* AVAILABLE DATA *
--------------------------------------------------

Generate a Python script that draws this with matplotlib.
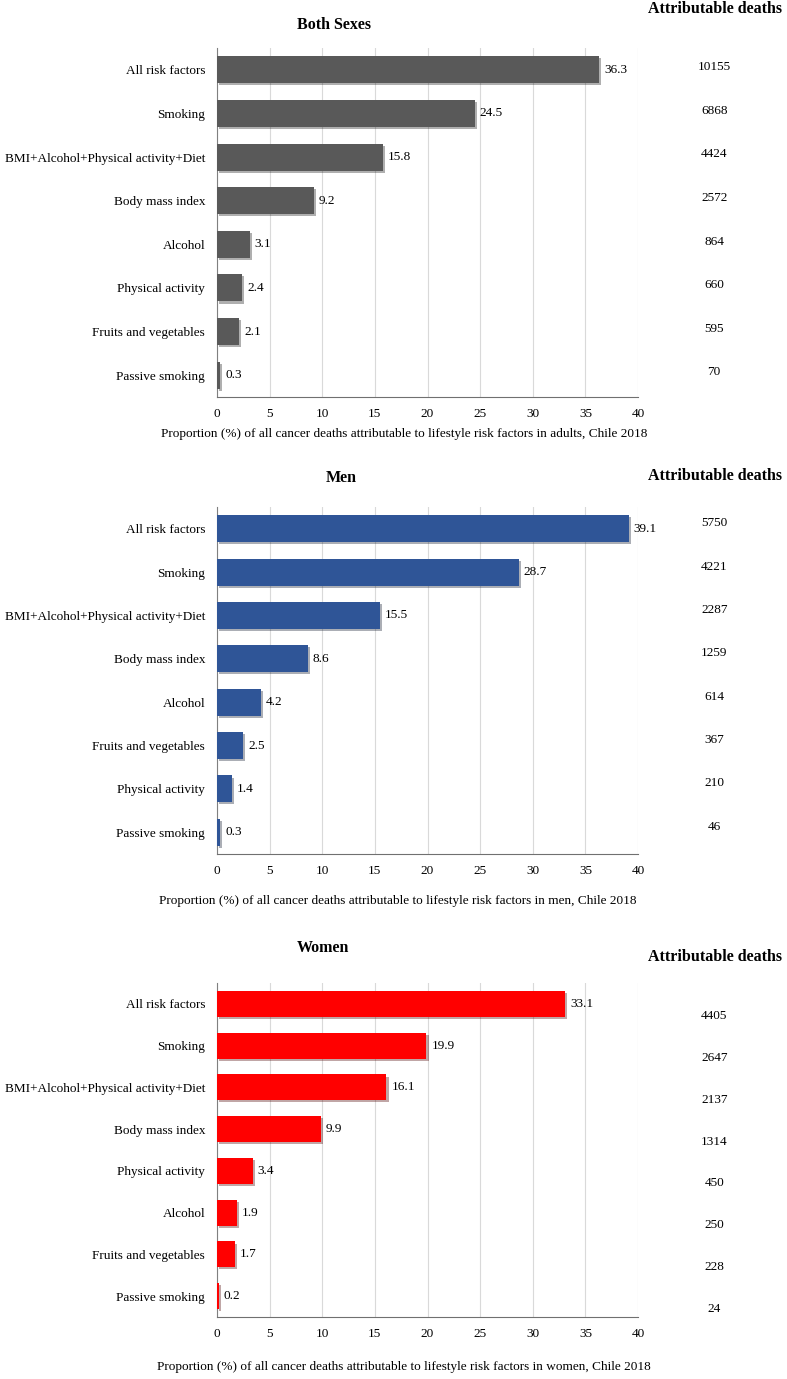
import matplotlib.pyplot as plt
import matplotlib.patheffects as pe

plt.rcParams['font.family'] = ['Liberation Serif', 'DejaVu Serif']

# data
both_labels = ["All risk factors", "Smoking", "BMI+Alcohol+Physical activity+Diet",
               "Body mass index", "Alcohol", "Physical activity",
               "Fruits and vegetables", "Passive smoking"]
both_values = [36.3, 24.5, 15.8, 9.2, 3.1, 2.4, 2.1, 0.3]
both_deaths = [10155, 6868, 4424, 2572, 864, 660, 595, 70]

men_labels = ["All risk factors", "Smoking", "BMI+Alcohol+Physical activity+Diet",
              "Body mass index", "Alcohol", "Fruits and vegetables",
              "Physical activity", "Passive smoking"]
men_values = [39.1, 28.7, 15.5, 8.6, 4.2, 2.5, 1.4, 0.3]
men_deaths = [5750, 4221, 2287, 1259, 614, 367, 210, 46]

women_labels = ["All risk factors", "Smoking", "BMI+Alcohol+Physical activity+Diet",
                "Body mass index", "Physical activity", "Alcohol",
                "Fruits and vegetables", "Passive smoking"]
women_values = [33.1, 19.9, 16.1, 9.9, 3.4, 1.9, 1.7, 0.2]
women_deaths = [4405, 2647, 2137, 1314, 450, 250, 228, 24]

xticks = [0, 5, 10, 15, 20, 25, 30, 35, 40]

W, H = 787, 1379

# title, labels, values, deaths, colour, xlabel,
# axes top/bottom (px), title (x, y px), header y px, deaths offset (pt), xlabel (x, y px)
panels = [
    ("Both Sexes", both_labels, both_values, both_deaths, "#595959",
     "Proportion (%) of all cancer deaths attributable to lifestyle risk factors in adults, Chile 2018",
     48, 397, (334, 25), 9, -2, (161, 434)),
    ("Men", men_labels, men_values, men_deaths, "#2F5597",
     "Proportion (%) of all cancer deaths attributable to lifestyle risk factors in men, Chile 2018",
     507, 854, (341, 478), 476, -4, (159, 901)),
    ("Women", women_labels, women_values, women_deaths, "#FF0000",
     "Proportion (%) of all cancer deaths attributable to lifestyle risk factors in women, Chile 2018",
     983, 1317, (323, 948), 957, 9, (157, 1367)),
]

fig = plt.figure(figsize=(W / 100, H / 100), dpi=100)
x0, x1 = 217, 638

for (title, labels, values, deaths, color, xlabel, top, bot,
     tpos, head_y, death_off, xlpos) in panels:
    ax = fig.add_axes([x0 / W, 1 - bot / H, (x1 - x0) / W, (bot - top) / H])
    y = list(range(len(labels)))
    bars = ax.barh(y, values, height=0.62, color=color, zorder=3)
    for b in bars:
        b.set_path_effects([pe.SimplePatchShadow(offset=(1.5, -1.5), alpha=0.35),
                            pe.Normal()])
    ax.set_ylim(len(labels) - 0.5, -0.5)
    ax.set_xlim(0, 40)
    ax.set_xticks(xticks)
    ax.set_yticks(y)
    ax.set_yticklabels(labels, fontsize=9.5)
    ax.tick_params(axis='both', length=0, labelsize=9.5)
    ax.tick_params(axis='y', pad=8.5)
    ax.tick_params(axis='x', pad=8)
    ax.grid(axis='x', color='#D9D9D9', linewidth=0.8, zorder=0)
    ax.set_axisbelow(True)
    for s in ['top', 'right']:
        ax.spines[s].set_visible(False)
    ax.spines['left'].set_color('#808080')
    ax.spines['bottom'].set_color('#707070')
    for yi, v in zip(y, values):
        ax.annotate(f"{v:.1f}", (v, yi), xytext=(3.5, 0), textcoords='offset points',
                    va='center', ha='left', fontsize=9.5)
    for yi, d in zip(y, deaths):
        ax.annotate(str(d), (1.181, yi), xycoords=('axes fraction', 'data'),
                    xytext=(0, -death_off), textcoords='offset points',
                    va='center', ha='center', fontsize=9.5)
    ax.set_xlabel(xlabel, fontsize=9.5, ha='left', va='center')
    ax.xaxis.set_label_coords((xlpos[0] - x0) / (x1 - x0), (bot - xlpos[1]) / (bot - top))
    fig.text(tpos[0] / W, 1 - tpos[1] / H, title, fontsize=11.5, fontweight='bold',
             ha='center', va='center')
    fig.text(782 / W, 1 - head_y / H, "Attributable deaths", fontsize=11.5,
             fontweight='bold', ha='right', va='center')

fig.savefig("out.png", dpi=100)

--------------------------------------------------

* PROBLEM STATEMENT *
Leave out the pictures and restate, word for word, the lines from the top of the data through the line containing "both_deaths = [10155, 6868, 4424, 2572, 864, 660, 595, 70]", both included.

* RESULT OF THE TASK *
Generate a Python script that draws this with matplotlib.
import matplotlib.pyplot as plt
import matplotlib.patheffects as pe

plt.rcParams['font.family'] = ['Liberation Serif', 'DejaVu Serif']

# data
both_labels = ["All risk factors", "Smoking", "BMI+Alcohol+Physical activity+Diet",
               "Body mass index", "Alcohol", "Physical activity",
               "Fruits and vegetables", "Passive smoking"]
both_values = [36.3, 24.5, 15.8, 9.2, 3.1, 2.4, 2.1, 0.3]
both_deaths = [10155, 6868, 4424, 2572, 864, 660, 595, 70]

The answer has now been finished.